Homeowners Make Money by Not Foreclosing
In an effort to get rid of delinquent mortgages, some banks are offering as much as $35,000 as a bonus to homeowners that sell their properties under what they owe. The transaction, called a short sale is usually a last ditch effort, but now banks are finding these deals are faster and cheaper than foreclosures. The banks loss is about 15 percent lower than that on a foreclosure.
According to Guy Cecala, publisher of Inside Mortgage Finance, lenders are learning that several borrowers are willing to they wait for a loan modification even at the risk of repossession. In a loan modification, the monthly note is reduced to avoid repossession. Homeowners in foreclosure may go years without making payments before actually being forced out. “That’s why the banks have got to pay the big bucks,” Cecala said. “The real question is why is the bribe so big? Is that what it takes to get somebody out of their home?”
JPMorgan (NYSE:JPM) is handing out the largest incentives. The bank is approving about 5,000 short sales a month and usually offers between $10,000 and $35,000 in payments. Wells Fargo (NYSE:WFC) offers about $20,000 for relocation assistance. Bank of America Corp. (NYSE:BAC) is offering incentives of as much as $20,000. Currently, Citigroup (NYSE:C) offers $3,000 to borrowers who qualify for its program. Homeowners can also get incentives through the government program, Home Affordable Foreclosure Alternatives, as much as $3,000.
Sean O’Toole, chief executive officer of ForeclosureRadar.com, feels offering enough for the homeowner to get a rental apartment is reasonable but giving tens of thousands of dollars to delinquent homeowners sends the wrong message. “It may make sense for people to walk away, it doesn’t make sense for them to get rewarded for doing it,” O’Toole said. “It’s not the homeowner’s fault that house prices dropped so dramatically, but they have already received months of free rent, if not cash out.”

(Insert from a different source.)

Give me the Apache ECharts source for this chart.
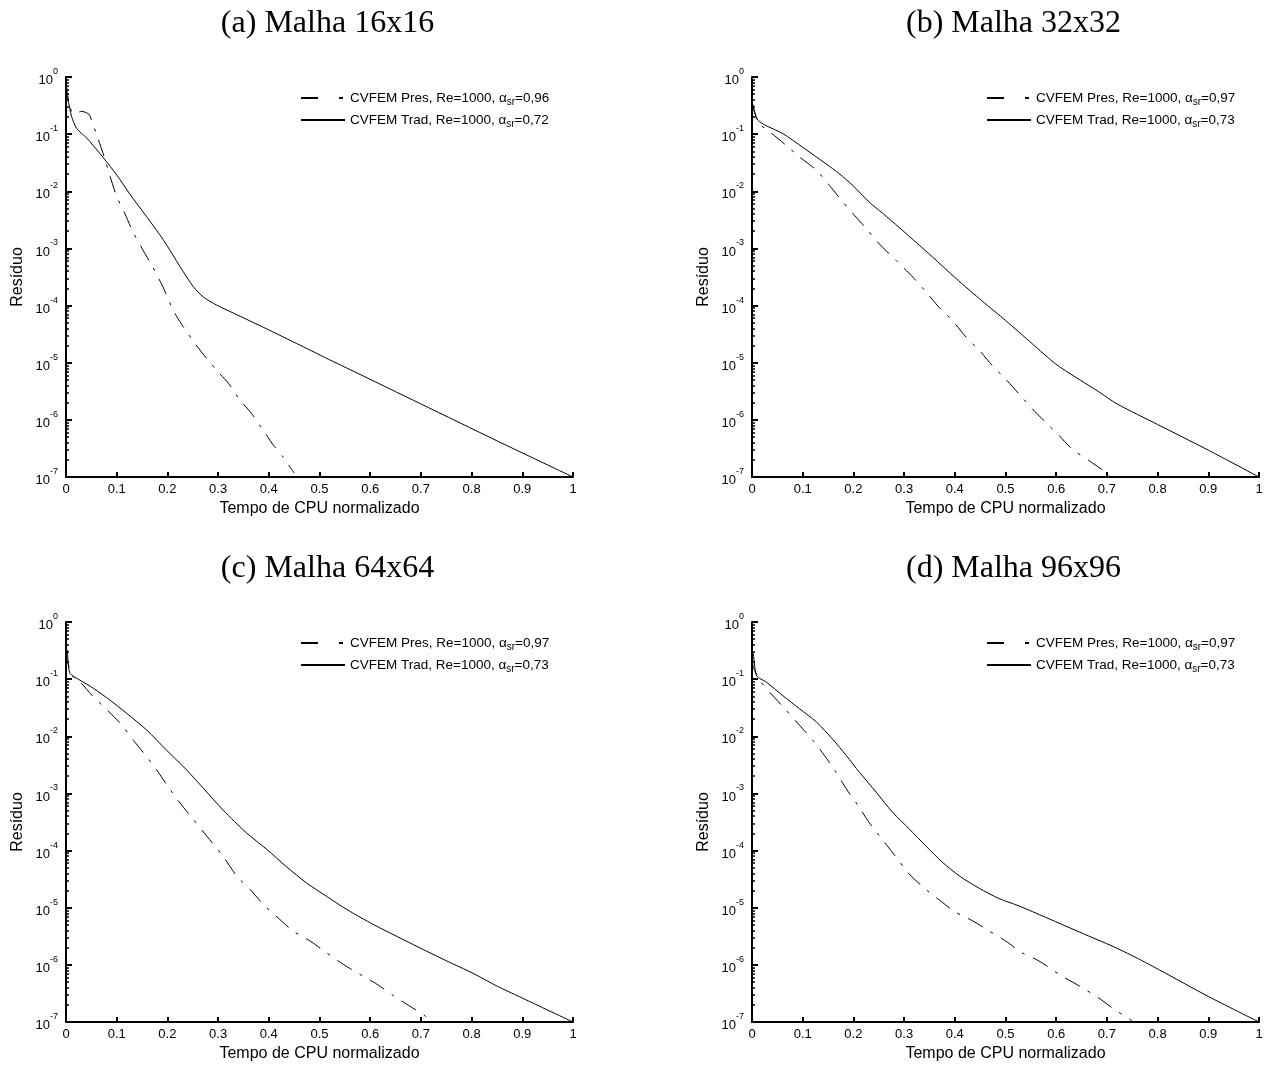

Last November short sales made up 9 percent of residential deals. State attorneys general began looking in to foreclosure practices in October 2010.
Here’s how these bank stocks are reacting to the news:
JPMorgan Chase & Co. (NYSE:JPM): JPM shares recently traded at $37.92, down $0.22, or 0.58%. They have traded in a 52-week range of $27.85 to $48.36. Volume today was 9,271,601 shares versus a 3-month average volume of 37,585,600 shares. The company’s trailing P/E is 8.47, while trailing earnings are $4.48 per share.
Wells Fargo & Company (NYSE:WFC): WFC shares recently traded at $30.38, up $0.18, or 0.6%. They have traded in a 52-week range of $22.58 to $34.25. Volume today was 11,365,844 shares versus a 3-month average volume of 32,334,400 shares. The company’s trailing P/E is 10.77, while trailing earnings are $2.82 per share.
Bank of America Corporation (NYSE:BAC): BAC shares recently traded at $7.93, down $0.04, or 0.5%. They have traded in a 52-week range of $4.92 to $14.95. Volume today was 130,540,254 shares versus a 3-month average volume of 270,354,000 shares. The company’s trailing P/E is 794.82, while trailing earnings are $0.01 per share.
Citigroup, Inc. (NYSE:C): C shares recently traded at $33.27, down $0.03, or 0.09%. They have traded in a 52-week range of $21.40 to $49.60. Volume today was 18,895,211 shares versus a 3-month average volume of 52,528,500 shares. The company’s trailing P/E is 9.01, while trailing earnings are $3.69 per share.